- Episode no.: Season 4 Episode 10
- Directed by: Michelle MacLaren
- Written by: Peter Gould; Gennifer Hutchison;
- Cinematography by: Michael Slovis
- Editing by: Kelley Dixon
- Original air date: September 18, 2011
- Running time: 47 minutes

Guest appearances
- Christopher Cousins as Ted Beneke; Maurice Compte as Gaff; Carlo Rota as Benicio Fuentes; Ray Campbell as Tyrus Kitt; Tina Parker as Francesca Liddy; Steven Bauer as Don Eladio Vuente;

Episode chronology
| ← Previous "Bug" | Next → "Crawl Space" |
- Breaking Bad season 4

= Salud (Breaking Bad) =

"Salud" (Health, used in the context of "cheers") is the tenth episode of the fourth season of the American television drama series Breaking Bad and the 43rd overall episode of the series. It originally aired on AMC in the United States on September 18, 2011.

==Plot==
Jesse Pinkman, Mike Ehrmantraut and Gus Fring travel to Mexico to teach the Cartel how to cook meth with a purity level over 90 percent. Although the cartel's chief chemist is initially skeptical because Jesse lacks scientific knowledge, the cartel is impressed when Jesse cooks a batch with 96% purity. Jesse is then horrified to hear that he belongs to the cartel, although Mike assures him that he will be returning home.
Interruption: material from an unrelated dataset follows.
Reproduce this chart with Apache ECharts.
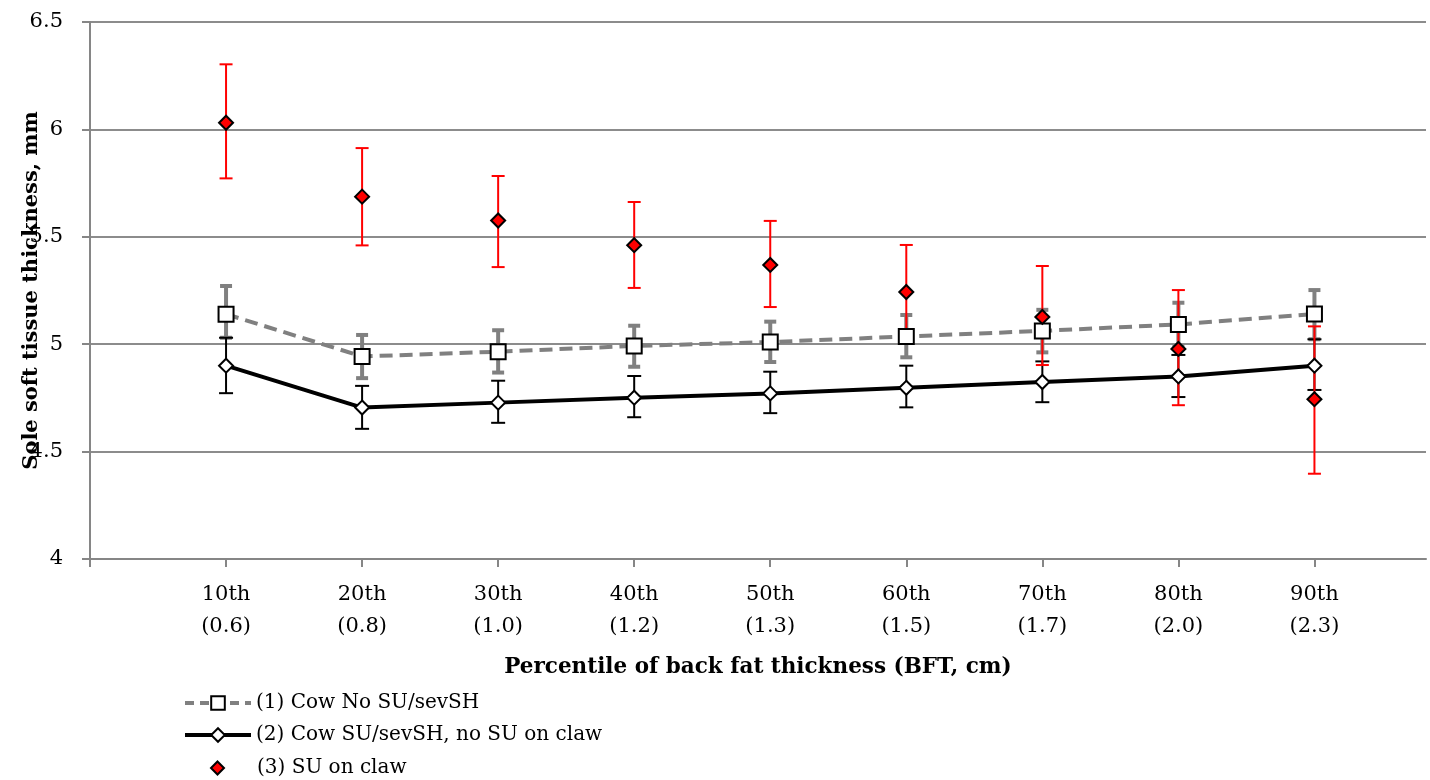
<!DOCTYPE html>
<html><head><meta charset="utf-8">
<script src="https://cdn.jsdelivr.net/npm/echarts@6/dist/echarts.min.js"></script>
<style>html,body{margin:0;padding:0;background:#fff}#c{width:1430px;height:780px}</style>
</head><body><div id="c"></div>
<script>
const categories = ['10th','20th','30th','40th','50th','60th','70th','80th','90th'];
const bftLabels = ['(0.6)','(0.8)','(1.0)','(1.2)','(1.3)','(1.5)','(1.7)','(2.0)','(2.3)'];
const yTicks = [4, 4.5, 5, 5.5, 6, 6.5];
const seriesNames = ['(1) Cow No SU/sevSH', '(2) Cow SU/sevSH, no SU on claw', '(3) SU on claw'];
const s1 = [5.140, 4.943, 4.965, 4.992, 5.010, 5.036, 5.062, 5.092, 5.141];
const s1Lo = [5.030, 4.842, 4.868, 4.895, 4.917, 4.939, 4.962, 4.990, 5.023];
const s1Hi = [5.271, 5.043, 5.065, 5.086, 5.105, 5.136, 5.160, 5.193, 5.252];
const s2 = [4.900, 4.705, 4.728, 4.751, 4.771, 4.797, 4.824, 4.850, 4.900];
const s2Lo = [4.772, 4.606, 4.634, 4.660, 4.679, 4.706, 4.730, 4.754, 4.787];
const s2Hi = [5.030, 4.806, 4.830, 4.852, 4.872, 4.900, 4.920, 4.950, 5.023];
const s3 = [6.031, 5.687, 5.576, 5.461, 5.369, 5.243, 5.127, 4.978, 4.744];
const s3Lo = [5.772, 5.460, 5.359, 5.262, 5.173, 5.020, 4.903, 4.716, 4.397];
const s3Hi = [6.303, 5.913, 5.783, 5.662, 5.574, 5.462, 5.364, 5.252, 5.083];

const xPos = categories.map((c, i) => i + 1);
const pts = arr => arr.map((v, i) => [xPos[i], v]);
const errs = (lo, hi) => lo.map((v, i) => [xPos[i], v, hi[i]]);

function errRender(color, width, capHalf) {
  return function (params, api) {
    const x = api.value(0);
    const a = api.coord([x, api.value(1)]);
    const b = api.coord([x, api.value(2)]);
    const st = { stroke: color, lineWidth: width, fill: null };
    return { type: 'group', children: [
      { type: 'line', shape: { x1: a[0], y1: a[1], x2: b[0], y2: b[1] }, style: st },
      { type: 'line', shape: { x1: a[0] - capHalf, y1: a[1], x2: a[0] + capHalf, y2: a[1] }, style: st },
      { type: 'line', shape: { x1: b[0] - capHalf, y1: b[1], x2: b[0] + capHalf, y2: b[1] }, style: st }
    ]};
  };
}

const FONT = 'DejaVu Serif';
const legText = { fontFamily: FONT, fontSize: 20, color: '#000', lineHeight: 22 };
const chart = echarts.init(document.getElementById('c'), null, { renderer: 'canvas' });
chart.setOption({
  animation: false,
  backgroundColor: '#fff',
  grid: { left: 90, right: 4, top: 22, bottom: 221, containLabel: false, outerBoundsMode: 'none' },
  xAxis: {
    type: 'value', min: 0, max: 9.82, interval: 1,
    name: 'Percentile of back fat thickness (BFT, cm)',
    nameLocation: 'middle', nameGap: 97, nameMoveOverlap: false,
    nameTextStyle: { fontFamily: FONT, fontWeight: 'bold', fontSize: 21.5, color: '#000' },
    axisLine: { onZero: false, lineStyle: { color: '#868686', width: 2 } },
    axisTick: { show: true, length: 8, lineStyle: { color: '#868686', width: 2 }, customValues: [0,1,2,3,4,5,6,7,8,9] },
    axisLabel: {
      customValues: xPos,
      margin: 20, fontFamily: FONT, fontSize: 21, color: '#000', lineHeight: 32,
      formatter: v => { const i = Math.round(v) - 1; return (i >= 0 && i < categories.length && Math.abs(v - Math.round(v)) < 1e-6) ? categories[i] + '\n' + bftLabels[i] : ''; }
    },
    splitLine: { show: false }
  },
  yAxis: {
    type: 'value', min: yTicks[0], max: yTicks[yTicks.length - 1], interval: 0.5,
    name: 'Sole soft tissue thickness, mm',
    nameLocation: 'middle', nameGap: 48, nameRotate: 90, nameMoveOverlap: false,
    nameTextStyle: { fontFamily: FONT, fontWeight: 'bold', fontSize: 21, color: '#000' },
    axisLine: { show: true, lineStyle: { color: '#868686', width: 2 } },
    axisTick: { show: true, length: 8, lineStyle: { color: '#868686', width: 2 } },
    axisLabel: { margin: 27, fontFamily: FONT, fontSize: 21, color: '#000' },
    splitLine: { show: true, lineStyle: { color: '#8c8c8c', width: 2 } }
  },
  legend: [
    { orient: 'vertical', left: 183, top: 692, padding: 0, itemWidth: 66, itemHeight: 17, itemGap: 0,
      textStyle: legText,
      data: [{ name: seriesNames[0], lineStyle: { width: 4, color: '#808080', type: [9, 6] } }] },
    { orient: 'vertical', left: 183, top: 724, padding: 0, itemWidth: 66, itemHeight: 17, itemGap: 0,
      textStyle: legText,
      data: [{ name: seriesNames[1], lineStyle: { width: 4, color: '#000' } }] },
    { orient: 'vertical', left: 210, top: 757, padding: 0, itemWidth: 13, itemHeight: 13, itemGap: 0,
      textStyle: Object.assign({}, legText, { padding: [0, 0, 0, 28] }),
      data: [{ name: seriesNames[2], icon: 'diamond' }] }
  ],
  series: [
    { type: 'custom', name: 'err1', z: 1, silent: true, renderItem: errRender('#808080', 4, 6), data: errs(s1Lo, s1Hi) },
    { type: 'custom', name: 'err2', z: 1, silent: true, renderItem: errRender('#000000', 2, 7), data: errs(s2Lo, s2Hi) },
    { type: 'custom', name: 'err3', z: 2, silent: true, renderItem: errRender('#ff0000', 2, 6.5), data: errs(s3Lo, s3Hi) },
    { type: 'line', name: seriesNames[0], z: 3, data: pts(s1),
      symbol: 'rect', symbolSize: 15,
      lineStyle: { color: '#808080', width: 4, type: [13, 7] },
      itemStyle: { color: '#ffffff', borderColor: '#000', borderWidth: 2 } },
    { type: 'line', name: seriesNames[1], z: 3, data: pts(s2),
      symbol: 'diamond', symbolSize: 14,
      lineStyle: { color: '#000', width: 4 },
      itemStyle: { color: '#ffffff', borderColor: '#000', borderWidth: 2 } },
    { type: 'scatter', name: seriesNames[2], z: 4, data: pts(s3),
      symbol: 'diamond', symbolSize: 14,
      itemStyle: { color: '#ff0000', borderColor: '#000', borderWidth: 2, opacity: 1 } }
  ]
});
</script></body></html>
As a result of his fight with Jesse the previous night, (Note: As depicted in "Bug".) Walt misses his son's birthday. Concerned, Walter Jr. pays him a visit, only to find him bloodied. Walt blames it on gambling and tearfully apologizes before Walt Jr. helps his father into bed. Walt sleepily asks his son about his birthday before referring to Walt Jr. as Jesse. The next morning, Walt finds Walt Jr. on his couch and apologizes for his drugged state, saying he does not want to be remembered that way after he has gone. However, Walt Jr. responds that he would rather remember Walt that way compared to his behavior the past year.

Skyler White convinces Saul Goodman to transfer $620,000 in cash to Ted Beneke under the false story of an inheritance from a distant aunt. Instead of paying off the IRS, Ted uses the money to lease a new Mercedes Benz SL550 and restart his business, forcing Skyler to tell him that the money actually came from her.

Jesse, Mike, and Gus are brought to Don Eladio's residence where Hector killed Gus's partner Max decades earlier. (Note: As depicted in "Hermanos".) Gus and Eladio make peace, capped off with a bottle of rare tequila from Gus. Gus, who took some pills earlier, drinks the tequila to assuage Eladio's concerns, but prevents Jesse from drinking any. As Eladio and his henchmen party, Gus goes to the bathroom and induces himself to vomit; the tequila was poisoned, and all of the bosses begin to die as they drank it. Despite the pills and the induced vomit, Gus is nevertheless affected, and his body begins failing as he tells the surviving henchmen that Eladio and his men are dead and they therefore no longer have a reason to fight. Most remaining cartel soldiers flee, but Joaquin Salamanca shoots and wounds Mike before being shot and killed by Jesse. Jesse then drives Mike and Gus and the trio flee the premises.

== Production ==
The tequila bottle offered from Gus Fring to Don Eladio is from the fictional brand Zafiro Añejo. This particular brand and bottle design is later used in several episodes of the spin-off show Better Call Saul.

==Reception==
Seth Amitin of IGN gave the episode a 10/10 ("Masterpiece") rating. Donna Bowman of The A.V. Club gave it an A− grade.

In 2019 The Ringer ranked "Salud" as the 20th best out of the 62 total Breaking Bad episodes.